● Written exercise:
Give every line again exactly as it appears, please, but not the pictures.

────────────────────────────────────────

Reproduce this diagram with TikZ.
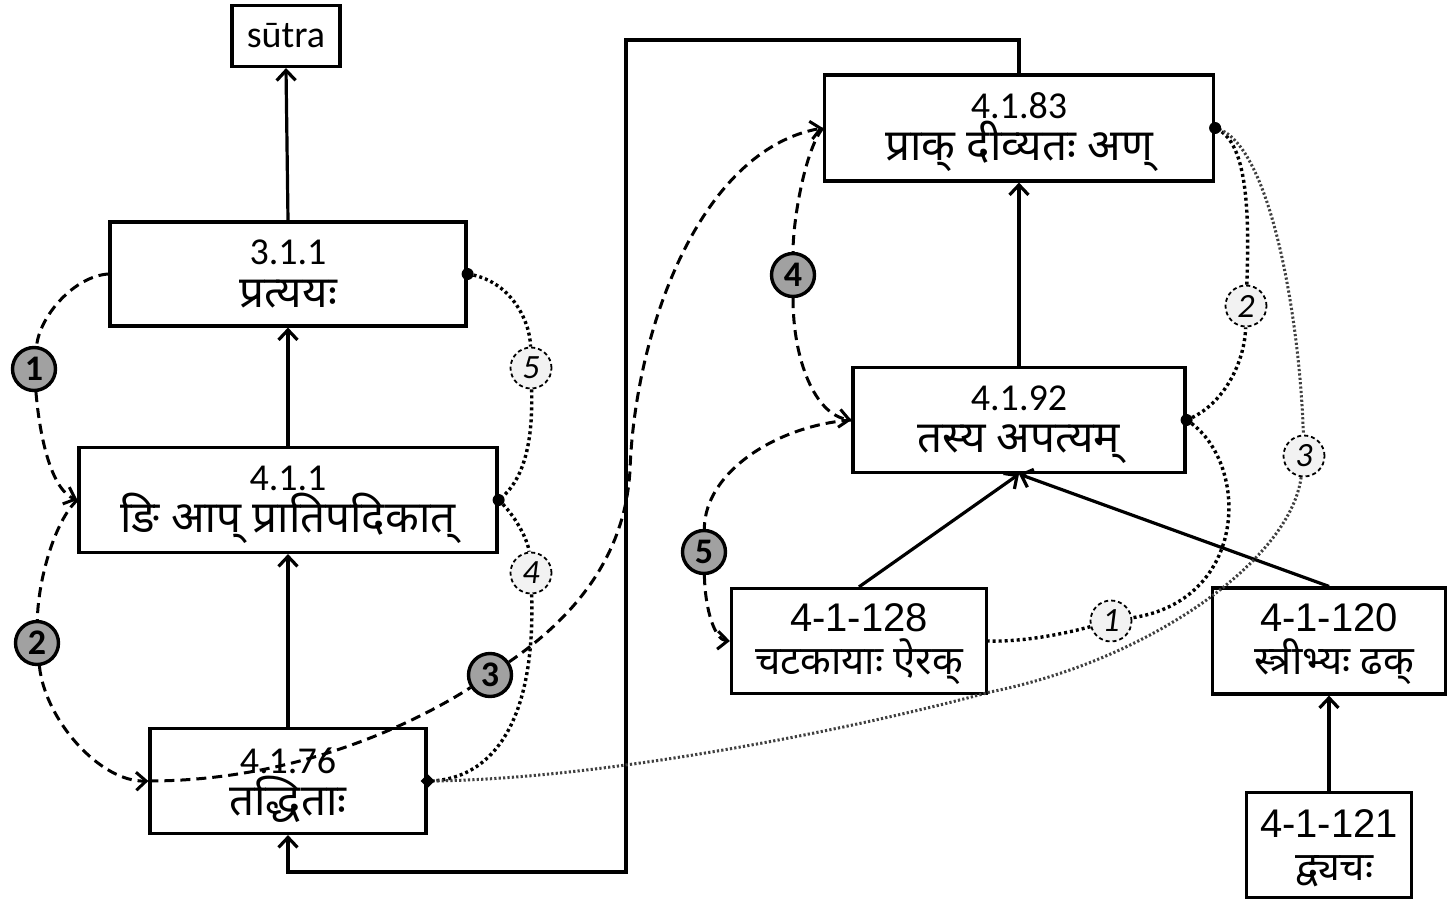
\documentclass[tikz,border=0pt]{standalone}
\usepackage{fontspec}
\setmainfont{Carlito}
\newfontfamily\dv[Script=Devanagari]{Noto Sans}
\newfontfamily\ar{Liberation Sans}
\usetikzlibrary{arrows.meta,shapes.geometric}
\pgfdeclarelayer{boxes}
\pgfdeclarelayer{lines}
\pgfsetlayers{boxes,lines,main}
\newcommand{\dvA}{\dv\fontsize{44}{46}\selectfont}
\newcommand{\dvB}{\dv\fontsize{40}{46}\selectfont}
\newcommand{\fixls}{\lineskiplimit-1000pt\relax}
\newcommand{\fntA}{\fontsize{38}{46}\selectfont\fixls}
\newcommand{\fntB}{\ar\fontsize{40}{46}\selectfont\fixls}
\newcommand{\up}{\rule{0pt}{34pt}}
\tikzset{
  rbox/.style={draw, line width=3.2pt, fill=white, align=center, inner sep=0pt,
    font=\fntA},
  abox/.style={rbox, font=\fntB},
  sarr/.style={line width=3.2pt, -{Straight Barb[length=10pt,width=19pt]}},
  dsh/.style={line width=3pt, dash pattern=on 10pt off 6pt},
  darr/.style={dsh, -{Straight Barb[length=10pt,width=18pt]}},
  dotl/.style={line width=3.4pt, dash pattern=on 3pt off 3pt},
  thdot/.style={line width=3pt, black!75, dash pattern=on 2.2pt off 2.2pt},
  gcirc/.style={circle, draw, line width=3.4pt, fill=black!37, minimum size=43pt, inner sep=0pt,
    font=\bfseries\fontsize{36}{36}\selectfont},
  dcirc/.style={circle, draw, line width=1.8pt, dash pattern=on 4pt off 3pt, fill=black!5,
    minimum size=41pt, inner sep=0pt, font=\itshape\fontsize{34}{34}\selectfont},
  mdot/.style={circle, fill, inner sep=0pt, minimum size=12pt},
  mdia/.style={diamond, fill, inner sep=0pt, minimum size=14pt},
}
\begin{document}
\begin{tikzpicture}[x=1pt,y=-1pt]
\useasboundingbox (0,0) rectangle (1454,915);
\begin{pgfonlayer}{boxes}
\node[rbox, minimum width=108pt, minimum height=61pt] (bsut) at (286,36) {s\=utra};
\node[rbox, minimum width=356pt, minimum height=104pt] (b311) at (288,274) {3.1.1\\[-3pt]{\dvA प्रत्ययः}};
\node[rbox, minimum width=418pt, minimum height=105pt] (b411) at (288,500) {\up 4.1.1\\[-4pt]{\dvA ङि आप् प्रातिपदिकात्}};
\node[rbox, minimum width=276pt, minimum height=105pt] (b4176) at (288,781) {\up 4.1.76\\[-4pt]{\dvA तद्धिताः}};
\node[rbox, minimum width=389pt, minimum height=106pt] (b483) at (1019,128) {\up 4.1.83\\[-4pt]{\dvA प्राक्  दीव्यतः  अण्}};
\node[rbox, minimum width=332pt, minimum height=105pt] (b492) at (1019,420) {\up 4.1.92\\[-4pt]{\dvA तस्य  अपत्यम्}};
\node[abox, minimum width=255pt, minimum height=105pt] (b128) at (859,641) {\up 4-1-128\\[-3pt]{\dvB चटकायाः ऐरक्}};
\node[abox, minimum width=233pt, minimum height=106pt] (b120) at (1329,641) {\up 4-1-120\\[-3pt]{\dvB \ स्त्रीभ्यः ढक्}};
\node[abox, minimum width=165pt, minimum height=105pt] (b121) at (1329,845) {\up 4-1-121\\[-3pt]{\dvB \ द्व्यचः}};
\end{pgfonlayer}
\coordinate (k1) at (626,40);
\coordinate (k2) at (626,872);
\coordinate (j3) at (630,470);
\coordinate (j3b) at (990,692);
% circle nodes
\node[gcirc] (c1) at (34,369) {1};
\node[gcirc] (c2) at (37,643) {2};
\node[gcirc] (c3) at (490,675) {3};
\node[gcirc] (c4) at (793,275) {4};
\node[gcirc] (c5) at (704,552) {5};
\node[dcirc] (d1) at (1111,621) {1};
\node[dcirc] (d2) at (1246,306) {2};
\node[dcirc] (d3) at (1304,456) {3};
\node[dcirc] (d4) at (531,573) {4};
\node[dcirc] (d5) at (531,368) {5};
\begin{pgfonlayer}{lines}
% solid arrows
\draw[sarr] (b311.north) -- (bsut.south);
\draw[sarr] (b411.north) -- (b311.south);
\draw[sarr] (b4176.north) -- (b411.south);
\draw[sarr] (b492.north) -- (b483.south);
\draw[sarr] (b128.north) -- (b492.south);
\draw[sarr] (b120.north) -- (b492.south);
\draw[sarr] (b121.north) -- (b120.south);
\draw[sarr] (b483.north) -- (b483.north |- k1) -- (k1) -- (k2) -- (k2 -| b4176.south) -- (b4176.south);
% dashed curves
\draw[dsh] (b311.west) .. controls (75,276) and (40,315) .. (c1);
\draw[darr] (c1) .. controls (40,440) and (52,490) .. (b411.west);
\draw[dsh] (b411.west) .. controls (55,520) and (38,580) .. (c2);
\draw[darr] (c2) .. controls (45,720) and (100,782) .. (b4176.west);
\draw[dsh] (b4176.west) .. controls (300,781) and (420,720) .. (c3);
\draw[darr] (c3) .. controls (570,620) and (625,560) .. (j3) .. controls (635,330) and (700,150) .. (b483.west);
\draw[dsh] (b483.west) .. controls (805,150) and (793,220) .. (c4);
\draw[darr] (c4) .. controls (793,360) and (815,415) .. (b492.west);
\draw[dsh] (b492.west) .. controls (780,425) and (705,470) .. (c5);
\draw[darr] (c5) .. controls (705,610) and (715,640) .. (b128.west);
% dotted curves
\draw[dotl] (b311.east) .. controls (510,280) and (530,320) .. (d5);
\draw[dotl] (d5) .. controls (533,440) and (525,480) .. (b411.east);
\draw[dotl] (b411.east) .. controls (515,515) and (528,540) .. (d4);
\draw[dotl] (d4) .. controls (536,740) and (480,781) .. (b4176.east);
\draw[dotl] (b492.east) .. controls (1225,405) and (1245,360) .. (d2);
\draw[dotl] (d2) .. controls (1250,200) and (1245,140) .. (b483.east);
\draw[dotl] (b492.east) .. controls (1250,460) and (1250,600) .. (d1);
\draw[dotl] (d1) .. controls (1060,635) and (1020,642) .. (b128.east);
\draw[thdot] (b483.east) .. controls (1270,140) and (1300,320) .. (d3);
\draw[thdot] (d3) .. controls (1290,560) and (1150,660) .. (j3b) .. controls (850,730) and (600,780) .. (b4176.east);
\end{pgfonlayer}
% markers
\node[mdot] (m311) at (b311.east) {};
\node[mdot] (m411) at (b411.east) {};
\node[mdot] (m483) at (b483.east) {};
\node[mdot] (m492) at (b492.east) {};
\node[mdia] (m4176) at (b4176.east) {};
\end{tikzpicture}
\end{document}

────────────────────────────────────────

● Task answer:
Reproduce this diagram with TikZ.
\documentclass[tikz,border=0pt]{standalone}
\usepackage{fontspec}
\setmainfont{Carlito}
\newfontfamily\dv[Script=Devanagari]{Noto Sans}
\newfontfamily\ar{Liberation Sans}
\usetikzlibrary{arrows.meta,shapes.geometric}
\pgfdeclarelayer{boxes}
\pgfdeclarelayer{lines}
\pgfsetlayers{boxes,lines,main}
\newcommand{\dvA}{\dv\fontsize{44}{46}\selectfont}
\newcommand{\dvB}{\dv\fontsize{40}{46}\selectfont}
\newcommand{\fixls}{\lineskiplimit-1000pt\relax}
\newcommand{\fntA}{\fontsize{38}{46}\selectfont\fixls}
\newcommand{\fntB}{\ar\fontsize{40}{46}\selectfont\fixls}
\newcommand{\up}{\rule{0pt}{34pt}}
\tikzset{
  rbox/.style={draw, line width=3.2pt, fill=white, align=center, inner sep=0pt,
    font=\fntA},
  abox/.style={rbox, font=\fntB},
  sarr/.style={line width=3.2pt, -{Straight Barb[length=10pt,width=19pt]}},
  dsh/.style={line width=3pt, dash pattern=on 10pt off 6pt},
  darr/.style={dsh, -{Straight Barb[length=10pt,width=18pt]}},
  dotl/.style={line width=3.4pt, dash pattern=on 3pt off 3pt},
  thdot/.style={line width=3pt, black!75, dash pattern=on 2.2pt off 2.2pt},
  gcirc/.style={circle, draw, line width=3.4pt, fill=black!37, minimum size=43pt, inner sep=0pt,
    font=\bfseries\fontsize{36}{36}\selectfont},
  dcirc/.style={circle, draw, line width=1.8pt, dash pattern=on 4pt off 3pt, fill=black!5,
    minimum size=41pt, inner sep=0pt, font=\itshape\fontsize{34}{34}\selectfont},
  mdot/.style={circle, fill, inner sep=0pt, minimum size=12pt},
  mdia/.style={diamond, fill, inner sep=0pt, minimum size=14pt},
}
\begin{document}
\begin{tikzpicture}[x=1pt,y=-1pt]
\useasboundingbox (0,0) rectangle (1454,915);
\begin{pgfonlayer}{boxes}
\node[rbox, minimum width=108pt, minimum height=61pt] (bsut) at (286,36) {s\=utra};
\node[rbox, minimum width=356pt, minimum height=104pt] (b311) at (288,274) {3.1.1\\[-3pt]{\dvA प्रत्ययः}};
\node[rbox, minimum width=418pt, minimum height=105pt] (b411) at (288,500) {\up 4.1.1\\[-4pt]{\dvA ङि आप् प्रातिपदिकात्}};
\node[rbox, minimum width=276pt, minimum height=105pt] (b4176) at (288,781) {\up 4.1.76\\[-4pt]{\dvA तद्धिताः}};
\node[rbox, minimum width=389pt, minimum height=106pt] (b483) at (1019,128) {\up 4.1.83\\[-4pt]{\dvA प्राक्  दीव्यतः  अण्}};
\node[rbox, minimum width=332pt, minimum height=105pt] (b492) at (1019,420) {\up 4.1.92\\[-4pt]{\dvA तस्य  अपत्यम्}};
\node[abox, minimum width=255pt, minimum height=105pt] (b128) at (859,641) {\up 4-1-128\\[-3pt]{\dvB चटकायाः ऐरक्}};
\node[abox, minimum width=233pt, minimum height=106pt] (b120) at (1329,641) {\up 4-1-120\\[-3pt]{\dvB \ स्त्रीभ्यः ढक्}};
\node[abox, minimum width=165pt, minimum height=105pt] (b121) at (1329,845) {\up 4-1-121\\[-3pt]{\dvB \ द्व्यचः}};
\end{pgfonlayer}
\coordinate (k1) at (626,40);
\coordinate (k2) at (626,872);
\coordinate (j3) at (630,470);
\coordinate (j3b) at (990,692);
% circle nodes
\node[gcirc] (c1) at (34,369) {1};
\node[gcirc] (c2) at (37,643) {2};
\node[gcirc] (c3) at (490,675) {3};
\node[gcirc] (c4) at (793,275) {4};
\node[gcirc] (c5) at (704,552) {5};
\node[dcirc] (d1) at (1111,621) {1};
\node[dcirc] (d2) at (1246,306) {2};
\node[dcirc] (d3) at (1304,456) {3};
\node[dcirc] (d4) at (531,573) {4};
\node[dcirc] (d5) at (531,368) {5};
\begin{pgfonlayer}{lines}
% solid arrows
\draw[sarr] (b311.north) -- (bsut.south);
\draw[sarr] (b411.north) -- (b311.south);
\draw[sarr] (b4176.north) -- (b411.south);
\draw[sarr] (b492.north) -- (b483.south);
\draw[sarr] (b128.north) -- (b492.south);
\draw[sarr] (b120.north) -- (b492.south);
\draw[sarr] (b121.north) -- (b120.south);
\draw[sarr] (b483.north) -- (b483.north |- k1) -- (k1) -- (k2) -- (k2 -| b4176.south) -- (b4176.south);
% dashed curves
\draw[dsh] (b311.west) .. controls (75,276) and (40,315) .. (c1);
\draw[darr] (c1) .. controls (40,440) and (52,490) .. (b411.west);
\draw[dsh] (b411.west) .. controls (55,520) and (38,580) .. (c2);
\draw[darr] (c2) .. controls (45,720) and (100,782) .. (b4176.west);
\draw[dsh] (b4176.west) .. controls (300,781) and (420,720) .. (c3);
\draw[darr] (c3) .. controls (570,620) and (625,560) .. (j3) .. controls (635,330) and (700,150) .. (b483.west);
\draw[dsh] (b483.west) .. controls (805,150) and (793,220) .. (c4);
\draw[darr] (c4) .. controls (793,360) and (815,415) .. (b492.west);
\draw[dsh] (b492.west) .. controls (780,425) and (705,470) .. (c5);
\draw[darr] (c5) .. controls (705,610) and (715,640) .. (b128.west);
% dotted curves
\draw[dotl] (b311.east) .. controls (510,280) and (530,320) .. (d5);
\draw[dotl] (d5) .. controls (533,440) and (525,480) .. (b411.east);
\draw[dotl] (b411.east) .. controls (515,515) and (528,540) .. (d4);
\draw[dotl] (d4) .. controls (536,740) and (480,781) .. (b4176.east);
\draw[dotl] (b492.east) .. controls (1225,405) and (1245,360) .. (d2);
\draw[dotl] (d2) .. controls (1250,200) and (1245,140) .. (b483.east);
\draw[dotl] (b492.east) .. controls (1250,460) and (1250,600) .. (d1);
\draw[dotl] (d1) .. controls (1060,635) and (1020,642) .. (b128.east);
\draw[thdot] (b483.east) .. controls (1270,140) and (1300,320) .. (d3);
\draw[thdot] (d3) .. controls (1290,560) and (1150,660) .. (j3b) .. controls (850,730) and (600,780) .. (b4176.east);
\end{pgfonlayer}
% markers
\node[mdot] (m311) at (b311.east) {};
\node[mdot] (m411) at (b411.east) {};
\node[mdot] (m483) at (b483.east) {};
\node[mdot] (m492) at (b492.east) {};
\node[mdia] (m4176) at (b4176.east) {};
\end{tikzpicture}
\end{document}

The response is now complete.